Stored data:
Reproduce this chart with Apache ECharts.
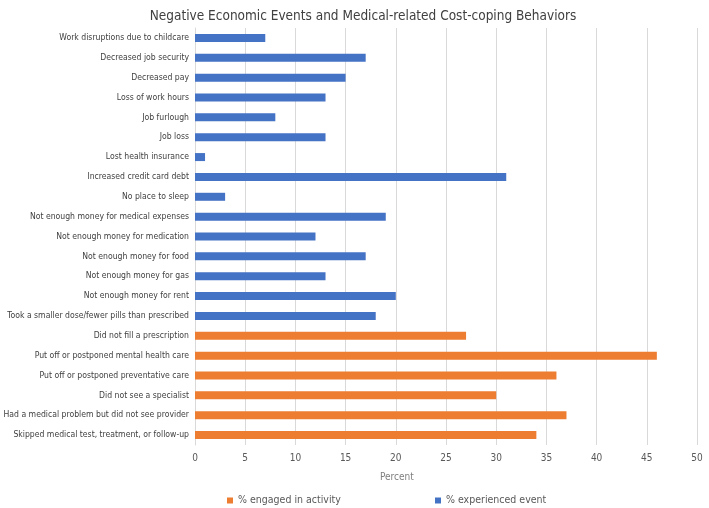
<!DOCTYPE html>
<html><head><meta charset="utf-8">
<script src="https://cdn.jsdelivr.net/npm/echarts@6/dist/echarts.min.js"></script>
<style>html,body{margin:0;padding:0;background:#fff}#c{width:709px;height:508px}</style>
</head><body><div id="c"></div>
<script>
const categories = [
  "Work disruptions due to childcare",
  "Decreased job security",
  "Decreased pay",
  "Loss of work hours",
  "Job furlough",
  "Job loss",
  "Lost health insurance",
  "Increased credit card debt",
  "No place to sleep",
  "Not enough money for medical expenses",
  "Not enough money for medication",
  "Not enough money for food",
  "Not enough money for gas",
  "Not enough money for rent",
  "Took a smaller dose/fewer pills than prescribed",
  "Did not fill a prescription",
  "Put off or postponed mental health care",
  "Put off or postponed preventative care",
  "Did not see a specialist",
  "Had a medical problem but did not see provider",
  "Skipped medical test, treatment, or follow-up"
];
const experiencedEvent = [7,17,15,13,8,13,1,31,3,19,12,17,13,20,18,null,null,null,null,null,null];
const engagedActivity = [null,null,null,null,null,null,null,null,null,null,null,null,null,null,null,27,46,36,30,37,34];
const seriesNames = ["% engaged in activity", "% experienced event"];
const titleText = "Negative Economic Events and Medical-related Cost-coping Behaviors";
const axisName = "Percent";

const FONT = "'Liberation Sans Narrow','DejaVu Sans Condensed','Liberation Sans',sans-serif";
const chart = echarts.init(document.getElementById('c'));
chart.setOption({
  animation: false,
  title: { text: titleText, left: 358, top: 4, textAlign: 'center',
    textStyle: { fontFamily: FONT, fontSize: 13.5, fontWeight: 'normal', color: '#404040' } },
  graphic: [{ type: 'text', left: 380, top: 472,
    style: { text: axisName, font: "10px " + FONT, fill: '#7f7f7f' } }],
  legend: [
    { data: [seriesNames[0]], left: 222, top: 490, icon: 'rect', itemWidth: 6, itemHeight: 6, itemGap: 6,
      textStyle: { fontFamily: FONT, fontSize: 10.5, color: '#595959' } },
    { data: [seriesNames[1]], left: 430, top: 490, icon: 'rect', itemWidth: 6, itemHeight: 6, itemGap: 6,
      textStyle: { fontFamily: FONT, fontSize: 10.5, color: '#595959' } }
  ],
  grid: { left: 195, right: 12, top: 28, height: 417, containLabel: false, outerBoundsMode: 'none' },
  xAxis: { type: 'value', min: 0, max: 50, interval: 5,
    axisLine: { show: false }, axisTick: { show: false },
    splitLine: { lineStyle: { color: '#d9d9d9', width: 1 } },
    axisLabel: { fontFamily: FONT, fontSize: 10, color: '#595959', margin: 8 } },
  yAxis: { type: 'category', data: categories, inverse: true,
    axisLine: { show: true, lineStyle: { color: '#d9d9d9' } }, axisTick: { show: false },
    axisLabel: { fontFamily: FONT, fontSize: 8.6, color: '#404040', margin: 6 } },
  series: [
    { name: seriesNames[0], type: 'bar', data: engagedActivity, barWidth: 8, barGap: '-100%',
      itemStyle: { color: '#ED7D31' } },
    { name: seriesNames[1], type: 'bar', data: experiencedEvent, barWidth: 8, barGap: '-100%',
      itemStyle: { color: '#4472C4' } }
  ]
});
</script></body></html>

What you should do: Write out the full set of lines verbatim, without the pictures.

Final result:
Reproduce this chart with Apache ECharts.
<!DOCTYPE html>
<html><head><meta charset="utf-8">
<script src="https://cdn.jsdelivr.net/npm/echarts@6/dist/echarts.min.js"></script>
<style>html,body{margin:0;padding:0;background:#fff}#c{width:709px;height:508px}</style>
</head><body><div id="c"></div>
<script>
const categories = [
  "Work disruptions due to childcare",
  "Decreased job security",
  "Decreased pay",
  "Loss of work hours",
  "Job furlough",
  "Job loss",
  "Lost health insurance",
  "Increased credit card debt",
  "No place to sleep",
  "Not enough money for medical expenses",
  "Not enough money for medication",
  "Not enough money for food",
  "Not enough money for gas",
  "Not enough money for rent",
  "Took a smaller dose/fewer pills than prescribed",
  "Did not fill a prescription",
  "Put off or postponed mental health care",
  "Put off or postponed preventative care",
  "Did not see a specialist",
  "Had a medical problem but did not see provider",
  "Skipped medical test, treatment, or follow-up"
];
const experiencedEvent = [7,17,15,13,8,13,1,31,3,19,12,17,13,20,18,null,null,null,null,null,null];
const engagedActivity = [null,null,null,null,null,null,null,null,null,null,null,null,null,null,null,27,46,36,30,37,34];
const seriesNames = ["% engaged in activity", "% experienced event"];
const titleText = "Negative Economic Events and Medical-related Cost-coping Behaviors";
const axisName = "Percent";

const FONT = "'Liberation Sans Narrow','DejaVu Sans Condensed','Liberation Sans',sans-serif";
const chart = echarts.init(document.getElementById('c'));
chart.setOption({
  animation: false,
  title: { text: titleText, left: 358, top: 4, textAlign: 'center',
    textStyle: { fontFamily: FONT, fontSize: 13.5, fontWeight: 'normal', color: '#404040' } },
  graphic: [{ type: 'text', left: 380, top: 472,
    style: { text: axisName, font: "10px " + FONT, fill: '#7f7f7f' } }],
  legend: [
    { data: [seriesNames[0]], left: 222, top: 490, icon: 'rect', itemWidth: 6, itemHeight: 6, itemGap: 6,
      textStyle: { fontFamily: FONT, fontSize: 10.5, color: '#595959' } },
    { data: [seriesNames[1]], left: 430, top: 490, icon: 'rect', itemWidth: 6, itemHeight: 6, itemGap: 6,
      textStyle: { fontFamily: FONT, fontSize: 10.5, color: '#595959' } }
  ],
  grid: { left: 195, right: 12, top: 28, height: 417, containLabel: false, outerBoundsMode: 'none' },
  xAxis: { type: 'value', min: 0, max: 50, interval: 5,
    axisLine: { show: false }, axisTick: { show: false },
    splitLine: { lineStyle: { color: '#d9d9d9', width: 1 } },
    axisLabel: { fontFamily: FONT, fontSize: 10, color: '#595959', margin: 8 } },
  yAxis: { type: 'category', data: categories, inverse: true,
    axisLine: { show: true, lineStyle: { color: '#d9d9d9' } }, axisTick: { show: false },
    axisLabel: { fontFamily: FONT, fontSize: 8.6, color: '#404040', margin: 6 } },
  series: [
    { name: seriesNames[0], type: 'bar', data: engagedActivity, barWidth: 8, barGap: '-100%',
      itemStyle: { color: '#ED7D31' } },
    { name: seriesNames[1], type: 'bar', data: experiencedEvent, barWidth: 8, barGap: '-100%',
      itemStyle: { color: '#4472C4' } }
  ]
});
</script></body></html>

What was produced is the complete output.